* Description of the task *
From the first line of the data down to and including the line with "annotations = []", copy everything exactly, leaving out pictures.

* Data section *
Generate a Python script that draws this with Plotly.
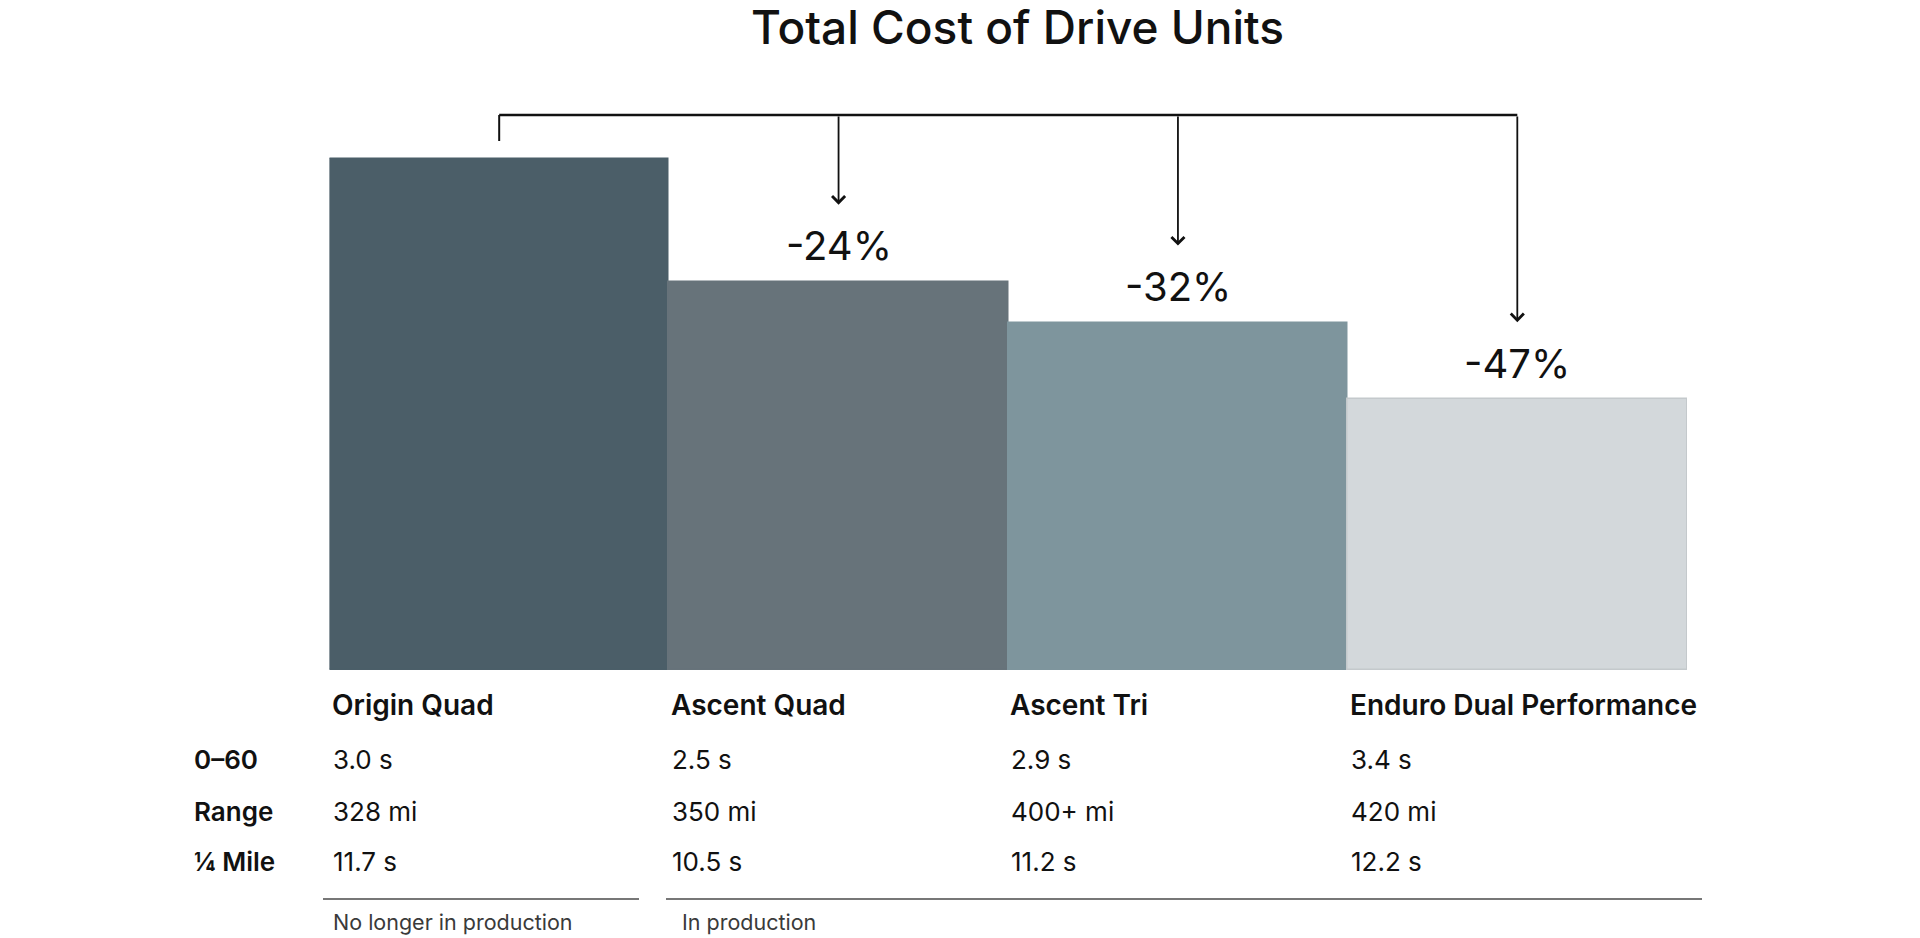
import plotly.graph_objects as go

# ---- data ----
models = ["Origin Quad", "Ascent Quad", "Ascent Tri", "Enduro Dual Performance"]
relative_cost = [100, 76, 68, 53]  # relative total cost, Origin Quad = 100
zero_to_sixty = ["3.0 s", "2.5 s", "2.9 s", "3.4 s"]
range_mi = ["328 mi", "350 mi", "400+ mi", "420 mi"]
quarter_mile = ["11.7 s", "10.5 s", "11.2 s", "12.2 s"]
row_labels = ["0–60", "Range", "¼ Mile"]
status_labels = ["No longer in production", "In production"]
bar_colors = ["#4b5e68", "#67737a", "#7e959d", "#d3d8db"]
bar_line_colors = ["#4b5e68", "#67737a", "#7e959d", "#c4c9cc"]

W, H = 1920, 938
FONT = "Inter"

fig = go.Figure()
fig.add_trace(go.Bar(
    x=list(range(len(models))), y=relative_cost,
    marker=dict(color=bar_colors, line=dict(color=bar_line_colors, width=1.5)),
    width=1.0, hoverinfo="skip", showlegend=False,
))

# pixel geometry helpers
x_left_px, x_right_px = 329.5, 1687.0
y_base_px = 670.0
px_per_unit = (670.0 - 159.0) / 100.0
y_top_val = y_base_px / px_per_unit


def ypaper(px):
    return 1 - px / H


def xpaper(px):
    return px / W


shapes = []
annotations = []

# bracket
bracket_y = max(relative_cost) + (159 - 115) / px_per_unit
shapes.append(dict(type="line", xref="x", yref="y", x0=0, x1=len(models) - 1,
                   y0=bracket_y, y1=bracket_y, line=dict(color="#111111", width=2.5)))
shapes.append(dict(type="line", xref="x", yref="y", x0=0, x1=0,
                   y0=bracket_y, y1=max(relative_cost) + 18 / px_per_unit,
                   line=dict(color="#111111", width=2)))

base = relative_cost[0]
for i, v in enumerate(relative_cost[1:], start=1):
    tip = v + 77 / px_per_unit
    annotations.append(dict(x=i, y=tip, ax=i, ay=bracket_y, xref="x", yref="y",
                            axref="x", ayref="y", text="", showarrow=True,
                            arrowhead=4, arrowsize=1.4, arrowwidth=1.8,
                            arrowcolor="#111111"))
    pct = round((v - base) / base * 100)
    annotations.append(dict(x=i, y=v + 36 / px_per_unit, xref="x", yref="y",
                            text=f"{pct}%", showarrow=False,
                            font=dict(family=FONT, size=40, color="#111111"),
                            xanchor="center", yanchor="middle"))

# table
name_y = 705
row_ys = [759, 811, 861]
for i, name in enumerate(models):
    annotations.append(dict(x=i - 0.5, y=ypaper(name_y), xref="x", yref="paper",
                            xshift=0, text=name, showarrow=False, xanchor="left",
                            yanchor="middle",
                            font=dict(family=FONT, size=28, color="#111111", weight=600)))
    for ry, vals in zip(row_ys, [zero_to_sixty, range_mi, quarter_mile]):
        annotations.append(dict(x=i - 0.5, y=ypaper(ry), xref="x", yref="paper",
                                xshift=1, text=vals[i], showarrow=False, xanchor="left",
                                yanchor="middle",
                                font=dict(family=FONT, size=26, color="#111111")))
for ry, lab in zip(row_ys, row_labels):
    annotations.append(dict(x=192 / W, y=ypaper(ry), xref="paper", yref="paper",
                            text=lab, showarrow=False, xanchor="left", yanchor="middle",
                            font=dict(family=FONT, size=26, color="#111111", weight=600)))

# production lines (paper coords so they are not clipped to the plot area)
line_y = ypaper(899)
shapes.append(dict(type="line", xref="paper", yref="paper", x0=xpaper(323), x1=xpaper(639),
                   y0=line_y, y1=line_y, line=dict(color="#777777", width=2)))
shapes.append(dict(type="line", xref="paper", yref="paper", x0=xpaper(666), x1=xpaper(1702),
                   y0=line_y, y1=line_y, line=dict(color="#777777", width=2)))
annotations.append(dict(x=-0.5, y=ypaper(922), xref="x", yref="paper", xshift=1,
                        text=status_labels[0], showarrow=False, xanchor="left",
                        yanchor="middle", font=dict(family=FONT, size=21.5, color="#3a3a3a")))
annotations.append(dict(x=0.5, y=ypaper(922), xref="x", yref="paper", xshift=11,
                        text=status_labels[1], showarrow=False, xanchor="left",
                        yanchor="middle", font=dict(family=FONT, size=21.5, color="#3a3a3a")))

fig.update_layout(
    width=W, height=H,
    margin=dict(l=0, r=0, t=0, b=0),
    paper_bgcolor="white", plot_bgcolor="white",
    title=dict(text="Total Cost of Drive Units", x=0.53, xanchor="center",
               y=ypaper(28), yanchor="middle",
               font=dict(family=FONT, size=46, color="#111111", weight=500)),
    xaxis=dict(domain=[x_left_px / W, x_right_px / W], range=[-0.5, len(models) - 0.5],
               visible=False, fixedrange=True),
    yaxis=dict(domain=[1 - y_base_px / H, 1], range=[0, y_top_val],
               visible=False, fixedrange=True),
    bargap=0,
    shapes=shapes,
    annotations=annotations,
)

fig.write_html("out.html", config={"displayModeBar": False},
               post_script="document.body.style.margin='0';document.body.style.overflow='hidden';")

* Result of this exercise *
Generate a Python script that draws this with Plotly.
import plotly.graph_objects as go

# ---- data ----
models = ["Origin Quad", "Ascent Quad", "Ascent Tri", "Enduro Dual Performance"]
relative_cost = [100, 76, 68, 53]  # relative total cost, Origin Quad = 100
zero_to_sixty = ["3.0 s", "2.5 s", "2.9 s", "3.4 s"]
range_mi = ["328 mi", "350 mi", "400+ mi", "420 mi"]
quarter_mile = ["11.7 s", "10.5 s", "11.2 s", "12.2 s"]
row_labels = ["0–60", "Range", "¼ Mile"]
status_labels = ["No longer in production", "In production"]
bar_colors = ["#4b5e68", "#67737a", "#7e959d", "#d3d8db"]
bar_line_colors = ["#4b5e68", "#67737a", "#7e959d", "#c4c9cc"]

W, H = 1920, 938
FONT = "Inter"

fig = go.Figure()
fig.add_trace(go.Bar(
    x=list(range(len(models))), y=relative_cost,
    marker=dict(color=bar_colors, line=dict(color=bar_line_colors, width=1.5)),
    width=1.0, hoverinfo="skip", showlegend=False,
))

# pixel geometry helpers
x_left_px, x_right_px = 329.5, 1687.0
y_base_px = 670.0
px_per_unit = (670.0 - 159.0) / 100.0
y_top_val = y_base_px / px_per_unit


def ypaper(px):
    return 1 - px / H


def xpaper(px):
    return px / W


shapes = []
annotations = []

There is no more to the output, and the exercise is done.